Do not only track task success. Track the stability of the session itself.
Real Example
A team managing dozens of accounts across marketing tools, ecommerce dashboards, and internal admin panels experienced random logouts, cross-account actions, and unpredictable failures.
The root cause turned out to be shared browser environments and centralized refresh logic.
Once the team moved to isolated execution per account, desynchronized scheduling, and removed shared storage, sessions became more stable, workflows became predictable, and support overhead dropped significantly.
Scaling exposed hidden assumptions, and isolation fixed them.
Common Mistakes
Reusing session templates that appear to work for one account often causes problems when scaled across many accounts.
Scaling before isolation is another common mistake because boundaries should always come before volume.
It is also a mistake to treat sessions as static files.
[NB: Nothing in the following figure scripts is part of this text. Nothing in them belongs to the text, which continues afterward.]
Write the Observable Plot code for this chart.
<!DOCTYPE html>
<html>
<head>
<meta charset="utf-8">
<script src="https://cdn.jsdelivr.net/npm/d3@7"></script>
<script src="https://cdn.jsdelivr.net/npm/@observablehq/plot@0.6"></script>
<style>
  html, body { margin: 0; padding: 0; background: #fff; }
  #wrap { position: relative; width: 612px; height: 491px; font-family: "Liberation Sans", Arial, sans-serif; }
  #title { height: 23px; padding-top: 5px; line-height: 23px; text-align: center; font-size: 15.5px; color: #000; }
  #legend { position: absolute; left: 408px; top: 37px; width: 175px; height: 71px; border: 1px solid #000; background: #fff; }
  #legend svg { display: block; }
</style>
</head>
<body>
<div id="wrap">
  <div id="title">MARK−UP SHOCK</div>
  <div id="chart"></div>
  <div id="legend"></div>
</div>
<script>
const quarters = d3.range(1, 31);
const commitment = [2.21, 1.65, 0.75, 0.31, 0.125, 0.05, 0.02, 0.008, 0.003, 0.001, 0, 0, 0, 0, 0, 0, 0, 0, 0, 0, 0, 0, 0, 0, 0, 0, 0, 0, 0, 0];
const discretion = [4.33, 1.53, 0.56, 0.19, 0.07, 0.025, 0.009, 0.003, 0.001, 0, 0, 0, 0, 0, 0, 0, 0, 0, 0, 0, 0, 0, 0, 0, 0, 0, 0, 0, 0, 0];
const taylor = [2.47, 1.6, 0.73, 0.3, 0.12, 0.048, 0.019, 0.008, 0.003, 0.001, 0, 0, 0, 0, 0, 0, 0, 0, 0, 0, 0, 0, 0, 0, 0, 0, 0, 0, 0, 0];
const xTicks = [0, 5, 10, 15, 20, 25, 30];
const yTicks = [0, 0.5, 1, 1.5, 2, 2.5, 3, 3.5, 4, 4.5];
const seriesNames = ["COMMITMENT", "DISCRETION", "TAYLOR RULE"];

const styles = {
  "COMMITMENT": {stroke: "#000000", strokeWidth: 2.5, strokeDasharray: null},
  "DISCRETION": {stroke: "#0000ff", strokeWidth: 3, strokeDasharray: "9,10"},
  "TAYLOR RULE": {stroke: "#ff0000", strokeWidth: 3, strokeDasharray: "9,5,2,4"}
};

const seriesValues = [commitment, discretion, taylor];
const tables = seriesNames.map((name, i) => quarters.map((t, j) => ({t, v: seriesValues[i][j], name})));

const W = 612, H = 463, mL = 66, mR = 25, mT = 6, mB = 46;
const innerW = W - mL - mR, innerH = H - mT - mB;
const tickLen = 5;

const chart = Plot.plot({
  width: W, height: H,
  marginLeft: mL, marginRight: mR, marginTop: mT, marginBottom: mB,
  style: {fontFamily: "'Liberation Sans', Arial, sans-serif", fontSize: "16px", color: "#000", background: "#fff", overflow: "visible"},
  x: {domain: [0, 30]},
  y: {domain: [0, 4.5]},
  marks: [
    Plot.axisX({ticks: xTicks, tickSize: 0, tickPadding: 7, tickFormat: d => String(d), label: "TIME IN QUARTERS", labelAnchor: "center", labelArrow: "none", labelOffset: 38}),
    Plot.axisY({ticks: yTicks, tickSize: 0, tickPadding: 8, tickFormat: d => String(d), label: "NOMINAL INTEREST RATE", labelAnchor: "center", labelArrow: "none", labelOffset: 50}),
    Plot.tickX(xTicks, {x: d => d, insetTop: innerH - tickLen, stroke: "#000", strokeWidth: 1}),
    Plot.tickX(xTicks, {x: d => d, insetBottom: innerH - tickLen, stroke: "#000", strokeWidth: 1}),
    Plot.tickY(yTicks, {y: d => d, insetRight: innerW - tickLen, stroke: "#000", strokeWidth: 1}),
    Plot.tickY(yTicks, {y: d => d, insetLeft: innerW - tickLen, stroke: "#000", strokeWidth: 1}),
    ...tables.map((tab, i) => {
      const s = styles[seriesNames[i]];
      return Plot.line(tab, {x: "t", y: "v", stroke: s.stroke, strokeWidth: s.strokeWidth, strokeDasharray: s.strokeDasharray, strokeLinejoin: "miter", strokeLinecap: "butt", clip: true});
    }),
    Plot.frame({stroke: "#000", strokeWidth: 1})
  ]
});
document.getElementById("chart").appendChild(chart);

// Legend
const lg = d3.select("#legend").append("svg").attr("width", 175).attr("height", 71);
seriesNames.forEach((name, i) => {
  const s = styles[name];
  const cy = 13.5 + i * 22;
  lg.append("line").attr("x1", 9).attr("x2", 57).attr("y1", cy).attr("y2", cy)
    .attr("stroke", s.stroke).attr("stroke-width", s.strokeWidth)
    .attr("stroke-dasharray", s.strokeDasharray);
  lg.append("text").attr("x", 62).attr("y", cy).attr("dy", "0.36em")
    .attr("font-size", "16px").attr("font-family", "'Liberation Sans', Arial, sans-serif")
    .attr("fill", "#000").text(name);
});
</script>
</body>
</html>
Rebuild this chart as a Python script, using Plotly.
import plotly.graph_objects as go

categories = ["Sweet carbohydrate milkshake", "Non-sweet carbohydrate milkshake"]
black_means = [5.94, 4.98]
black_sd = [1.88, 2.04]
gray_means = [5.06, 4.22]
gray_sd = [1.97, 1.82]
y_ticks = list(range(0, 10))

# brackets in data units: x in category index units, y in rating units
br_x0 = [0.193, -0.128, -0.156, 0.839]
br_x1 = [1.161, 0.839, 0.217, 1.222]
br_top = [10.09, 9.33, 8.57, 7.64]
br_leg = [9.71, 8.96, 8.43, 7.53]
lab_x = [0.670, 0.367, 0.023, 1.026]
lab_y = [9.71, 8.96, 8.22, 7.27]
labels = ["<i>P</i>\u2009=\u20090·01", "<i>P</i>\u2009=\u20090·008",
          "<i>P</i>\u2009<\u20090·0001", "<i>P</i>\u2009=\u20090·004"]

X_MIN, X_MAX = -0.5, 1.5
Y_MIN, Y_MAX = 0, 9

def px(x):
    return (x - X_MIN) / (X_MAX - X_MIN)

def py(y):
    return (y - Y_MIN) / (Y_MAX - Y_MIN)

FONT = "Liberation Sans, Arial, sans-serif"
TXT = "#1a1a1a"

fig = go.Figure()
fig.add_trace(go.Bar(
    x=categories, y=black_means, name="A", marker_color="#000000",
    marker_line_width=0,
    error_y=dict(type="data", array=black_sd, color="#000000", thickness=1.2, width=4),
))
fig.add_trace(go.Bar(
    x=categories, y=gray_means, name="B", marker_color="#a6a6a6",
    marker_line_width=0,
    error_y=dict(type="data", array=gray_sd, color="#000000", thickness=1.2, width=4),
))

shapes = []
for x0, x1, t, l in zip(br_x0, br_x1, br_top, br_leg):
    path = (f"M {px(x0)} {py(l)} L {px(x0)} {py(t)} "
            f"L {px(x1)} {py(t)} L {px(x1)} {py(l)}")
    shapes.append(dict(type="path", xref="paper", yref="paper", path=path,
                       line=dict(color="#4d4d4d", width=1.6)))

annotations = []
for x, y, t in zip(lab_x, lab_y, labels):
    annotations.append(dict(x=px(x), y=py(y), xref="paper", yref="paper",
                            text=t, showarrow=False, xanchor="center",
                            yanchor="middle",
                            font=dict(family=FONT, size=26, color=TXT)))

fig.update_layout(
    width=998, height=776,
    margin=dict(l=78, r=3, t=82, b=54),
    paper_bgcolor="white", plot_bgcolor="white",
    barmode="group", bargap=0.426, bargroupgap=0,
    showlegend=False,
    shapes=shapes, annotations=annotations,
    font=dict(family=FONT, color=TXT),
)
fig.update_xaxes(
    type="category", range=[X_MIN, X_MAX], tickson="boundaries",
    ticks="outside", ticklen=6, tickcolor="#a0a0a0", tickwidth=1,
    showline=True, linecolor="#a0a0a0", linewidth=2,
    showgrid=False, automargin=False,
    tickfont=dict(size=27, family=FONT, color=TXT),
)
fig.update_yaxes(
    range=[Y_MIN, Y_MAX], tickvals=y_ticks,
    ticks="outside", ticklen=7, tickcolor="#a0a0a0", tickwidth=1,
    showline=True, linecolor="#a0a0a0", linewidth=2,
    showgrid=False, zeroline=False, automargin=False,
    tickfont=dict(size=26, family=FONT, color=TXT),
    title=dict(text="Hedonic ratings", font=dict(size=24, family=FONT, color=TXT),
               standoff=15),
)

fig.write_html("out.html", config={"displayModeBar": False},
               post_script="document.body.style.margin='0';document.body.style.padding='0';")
Sessions are living, evolving trust objects that change over time.
Long-Term Strategy: Design for Session Resilience
If multi-account automation is a core part of the system, session state should be treated as infrastructure.
Isolation should be designed before optimization. Teams should expect platforms to tighten trust rules over time and should measure stability rather than focusing only on throughput.
Stable sessions are what separate demo systems from real production systems.
Frequently Asked Questions
Q1: Why do accounts log each other out?
Accounts log each other out because session storage, refresh logic, browser profiles, or other stateful components are being shared across multiple accounts.
Q2: Can proxies alone fix session issues?
No. Proxies only provide network separation. Without state isolation, session conflicts still happen.
Q3: Is mobile automation better for multi-account setups?
In many cases, yes. Mobile automation can be more stable because device-level isolation naturally exists when each account runs on its own device.
Q4: Do sessions get more fragile over time?
Yes. As platforms observe more patterns and tighten trust scoring, sessions often become more fragile unless they are managed carefully.
Conclusion
The hardest part of multi-account automation is usually not the automation itself. It is session management.
Broken session architecture creates silent failures, escalating complexity, and endless debugging.
The solution is not more retries, more proxies, or more delays. The real solution is architectural isolation, disciplined scheduling, and strong environment alignment.
If your automation starts breaking as you scale accounts, it is rarely bad luck. More often, it is shared state fighting back.